Aimless, goalless, nothingness

When we first came to Italy, we did nothing.  Well, obviously we did things, but we had no jobs, no reason to get up in the morning, to leave the house (apart from the dog and buying food).  We had money.  It was the plan.  It was what we had decided to do.  Nothing.  Just be there.  See how life was.  See what would happen in the future.

It was great.  It was lovely to spend so much time together without the need to do something else, to HAVE to be somewhere, to HAVE to do something apart, to HAVE to answer to anyone.  We soaked up the atmosphere, breathed the air, thick with new and particularly Italian smells, heard the sounds, the gabbling in a language that meant we heard one, very long, word and watched the strangeness of it all.

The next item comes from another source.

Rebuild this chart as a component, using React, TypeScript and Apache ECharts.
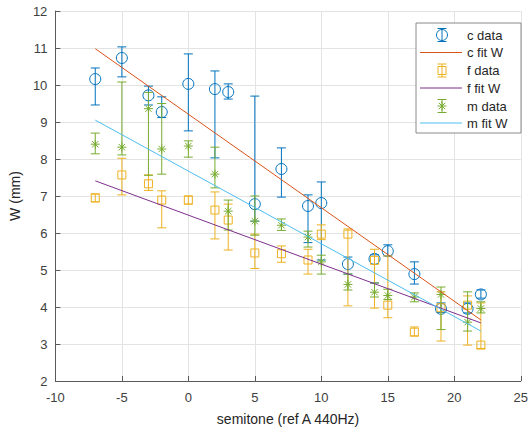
import React, { useEffect, useRef } from "react";
import * as echarts from "echarts";

// semitone positions (ref A 440Hz)
const semitones = [-7, -5, -3, -2, 0, 2, 3, 5, 7, 9, 10, 12, 14, 15, 17, 19, 21, 22];

// c data: mean, lower, upper
const cMean = [10.16, 10.73, 9.72, 9.27, 10.03, 9.89, 9.81, 6.78, 7.73, 6.73, 6.81, 5.16, 5.3, 5.51, 4.89, 3.95, 3.95, 4.34];
const cLow = [9.46, 10.22, 9.46, 9.12, 8.76, 8.03, 9.62, 6.32, 6.97, 5.74, 5.27, 4.89, 4.65, 5.38, 4.62, 3.85, 3.84, 4.24];
const cHigh = [10.46, 11.03, 9.97, 9.68, 10.84, 10.38, 10.03, 9.7, 8.3, 7.03, 7.38, 5.35, 5.41, 5.68, 5.22, 4.11, 4.11, 4.46];

// f data
const fMean = [6.95, 7.57, 7.33, 6.89, 6.89, 6.62, 6.35, 5.46, 5.44, 5.27, 5.97, 5.97, 5.26, 4.05, 3.32, 3.98, 4.05, 2.97];
const fLow = [6.84, 7.03, 7.15, 6.14, 6.78, 5.84, 5.54, 5.04, 5.21, 4.89, 5.82, 4.03, 3.97, 3.71, 3.22, 3.08, 2.97, 2.88];
const fHigh = [7.05, 8.02, 7.57, 7.14, 7.0, 7.11, 6.78, 5.97, 5.65, 5.56, 6.22, 6.11, 5.56, 5.38, 3.46, 4.41, 4.3, 4.11];

// m data
const mMean = [8.4, 8.32, 9.36, 8.27, 8.35, 7.59, 6.59, 6.32, 6.21, 5.89, 5.22, 4.61, 4.4, 4.31, 4.27, 4.34, 3.59, 3.96];
const mLow = [8.14, 8.11, 7.56, 7.59, 8.05, 7.22, 6.08, 5.94, 6.07, 5.62, 4.89, 4.46, 4.27, 4.2, 4.14, 3.39, 3.35, 3.84];
const mHigh = [8.7, 10.08, 9.8, 9.5, 8.49, 8.32, 6.89, 7.0, 6.38, 6.05, 5.4, 4.89, 4.65, 4.48, 4.38, 4.54, 4.41, 4.14];

// linear fits (endpoints)
const fitX = [-7, 22];
const cFit = [10.98, 3.65];
const fFit = [7.41, 3.57];
const mFit = [9.05, 3.35];

const legendLabels = ["c data", "c fit W", "f data", "f fit W", "m data", "m fit W"];

const BLUE = "#0072BD";
const RED = "#D95319";
const YELLOW = "#EDB120";
const PURPLE = "#7E2F8E";
const GREEN = "#77AC30";
const CYAN = "#4DBEEE";

type Kind = "circle" | "square" | "star";

function marker(kind: Kind, cx: number, cy: number, color: string): any[] {
  const st = { fill: "none", stroke: color, lineWidth: 1 };
  if (kind === "circle") {
    return [{ type: "circle", shape: { cx, cy, r: 5.5 }, style: st }];
  }
  if (kind === "square") {
    return [{ type: "rect", shape: { x: cx - 4, y: cy - 4, width: 8, height: 8 }, style: st }];
  }
  const a = 4.5;
  const d = 3.2;
  return [
    { type: "line", shape: { x1: cx - a, y1: cy, x2: cx + a, y2: cy }, style: st },
    { type: "line", shape: { x1: cx, y1: cy - a, x2: cx, y2: cy + a }, style: st },
    { type: "line", shape: { x1: cx - d, y1: cy - d, x2: cx + d, y2: cy + d }, style: st },
    { type: "line", shape: { x1: cx - d, y1: cy + d, x2: cx + d, y2: cy - d }, style: st },
  ];
}

function errorGlyph(kind: Kind, cx: number, cy: number, top: number, bottom: number, color: string): any[] {
  const st = { stroke: color, lineWidth: 1 };
  const cap = 4.5;
  return [
    { type: "line", shape: { x1: cx, y1: top, x2: cx, y2: bottom }, style: st },
    { type: "line", shape: { x1: cx - cap, y1: top, x2: cx + cap, y2: top }, style: st },
    { type: "line", shape: { x1: cx - cap, y1: bottom, x2: cx + cap, y2: bottom }, style: st },
    ...marker(kind, cx, cy, color),
  ];
}

function errSeries(name: string, mean: number[], lo: number[], hi: number[], kind: Kind, color: string) {
  return {
    type: "custom",
    name,
    data: semitones.map((x, i) => [x, mean[i], lo[i], hi[i]]),
    encode: { x: 0, y: 1 },
    renderItem: (_params: any, api: any) => {
      const x = api.value(0);
      const p = api.coord([x, api.value(1)]);
      const pl = api.coord([x, api.value(2)]);
      const ph = api.coord([x, api.value(3)]);
      return {
        type: "group",
        children: errorGlyph(kind, p[0], p[1], ph[1], pl[1], color),
      };
    },
  };
}

function fitSeries(name: string, ys: number[], color: string) {
  return {
    type: "line",
    name,
    data: fitX.map((x, i) => [x, ys[i]]),
    symbol: "none",
    lineStyle: { color, width: 1 },
  };
}

export default function App() {
  const ref = useRef<HTMLDivElement>(null);
  useEffect(() => {
    if (!ref.current) return;
    const chart = echarts.init(ref.current, null, { renderer: "svg" });
    const font = "Liberation Sans, Arial, Helvetica, sans-serif";
    const labelColor = "#404040";

    // legend drawn as graphics
    const lx = 416, ly = 23, lw = 105, lh = 110;
    const rowY = [35, 52.5, 70.5, 88, 106, 123];
    const iconCx = 442;
    const legendChildren: any[] = [
      { type: "rect", shape: { x: lx, y: ly, width: lw, height: lh }, style: { fill: "#ffffff", stroke: "#8a8a8a", lineWidth: 1 } },
    ];
    const legendKinds: any[] = [
      { k: "circle", c: BLUE },
      { line: RED },
      { k: "square", c: YELLOW },
      { line: PURPLE },
      { k: "star", c: GREEN },
      { line: CYAN },
    ];
    legendKinds.forEach((it, i) => {
      const y = rowY[i];
      if (it.line) {
        legendChildren.push({ type: "line", shape: { x1: 420, y1: y, x2: 462, y2: y }, style: { stroke: it.line, lineWidth: 1 } });
      } else {
        legendChildren.push(...errorGlyph(it.k, iconCx, y, y - 6.5, y + 6.5, it.c));
      }
      legendChildren.push({
        type: "text",
        x: 467,
        y,
        style: { text: legendLabels[i], fill: "#262626", font: `13px ${font}`, verticalAlign: "middle", align: "left" },
      });
    });
    legendChildren.forEach((el, i) => {
      el.z = 100;
      el.z2 = i === 0 ? 0 : 10;
    });

    chart.setOption({
      animation: false,
      grid: { left: 54, right: 8, top: 11, bottom: 51, containLabel: false },
      xAxis: {
        type: "value",
        min: -10,
        max: 25,
        interval: 5,
        name: "semitone (ref A 440Hz)",
        nameLocation: "middle",
        nameGap: 31,
        nameTextStyle: { color: "#262626", fontSize: 14, fontFamily: font },
        axisLine: { show: true, onZero: false, lineStyle: { color: "#5a5a5a", width: 1 } },
        axisTick: { show: true, inside: true, length: 5, lineStyle: { color: "#5a5a5a" } },
        axisLabel: { color: labelColor, fontSize: 13, fontFamily: font, margin: 10 },
        splitLine: { show: true, lineStyle: { color: "#e3e3e3", width: 1 } },
      },
      yAxis: {
        type: "value",
        min: 2,
        max: 12,
        interval: 1,
        name: "W (mm)",
        nameLocation: "middle",
        nameGap: 30,
        nameRotate: 90,
        nameTextStyle: { color: "#262626", fontSize: 14, fontFamily: font },
        axisLine: { show: true, onZero: false, lineStyle: { color: "#5a5a5a", width: 1 } },
        axisTick: { show: true, inside: true, length: 5, lineStyle: { color: "#5a5a5a" } },
        axisLabel: { color: labelColor, fontSize: 13, fontFamily: font, margin: 8 },
        splitLine: { show: true, lineStyle: { color: "#e3e3e3", width: 1 } },
      },
      series: [
        errSeries("c data", cMean, cLow, cHigh, "circle", BLUE),
        fitSeries("c fit W", cFit, RED),
        errSeries("f data", fMean, fLow, fHigh, "square", YELLOW),
        fitSeries("f fit W", fFit, PURPLE),
        errSeries("m data", mMean, mLow, mHigh, "star", GREEN),
        fitSeries("m fit W", mFit, CYAN),
      ],
      graphic: { elements: legendChildren },
    });
    return () => chart.dispose();
  }, []);
  return (
    <div
      ref={ref}
      style={{ position: "fixed", left: 0, top: 0, width: 531, height: 432, background: "#fff" }}
    />
  );
}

Of course it wasn’t real.  Not real life, anyway.  And then, we started to meet people and speak to them.  And there was a big problem.  If you’ve seen the film ‘About A Boy’, you’ll understand.  But, I think, only if you’ve been in that situation can you understand.

When people ask you ‘And, what do you do?’ and you respond ‘Nothing’, there’s the problem.  How do they respond?  As a culture we are not able to respond to ‘Nothing’.  Everyone is supposed to do something.  Even ‘unemployed’ is something.  Only ‘Nothing’ is nothing.  And ‘Nothing’ is not allowed.  Not permitted.  ‘Nothing’ is lazy, aimless, as if you are useless, surplus to the requirements of this world.  Why are you here, if to do nothing?  Why do you go on, if nothing is your goal?

So, I became uncomfortable.  Not for myself, but for others.  Uncomfortable with their uncomfortableness.  They were like small children when they are being asked ‘Why did you do that?’ when they knew the answer they had was not an answer at all.  They fidgeted, looked away, had no words to say.  It made me feel guilty.  So, for a while, I used to add that I looked after some websites, did some volunteer work, etc., etc.

And then I stopped saying ‘Nothing’, but used to launch straight into the things I could think of that I did.  The things that made me a real person and not just some loafer.

And now?  Well now I have a job.  Now I go to work every Monday to Friday.  I work on Saturday on the websites (or in the evening, if it is important).  And now I say that I had to do something because I got bored.  And yes, that’s true, in some way but the reality is that, given the money, I would do the same again.  That time was wonderful.  Why should I have to do anything?  Why should I have a ‘five-year plan’ or even a ‘six-month’ plan?  We had a great time for nearly two years and I wish that had lasted forever.

But now I answer ‘I am a Project Manager’.  I am defined.  People can place me in the world, in their world.  I am real.  There are a string of questions that follow the statement.  They are happy.  I feel no guilt except, perhaps, when people say things like ‘Do you enjoy it?’, ‘How long will you stay there?’, ‘Have you given up your other stuff?’ or, in particular, ‘What’s the plan?’. ‘ I have to hide the truth, because the truth doesn’t make them happy.

My thanks to Corpodibacco, without whom I would not have remembered these thoughts.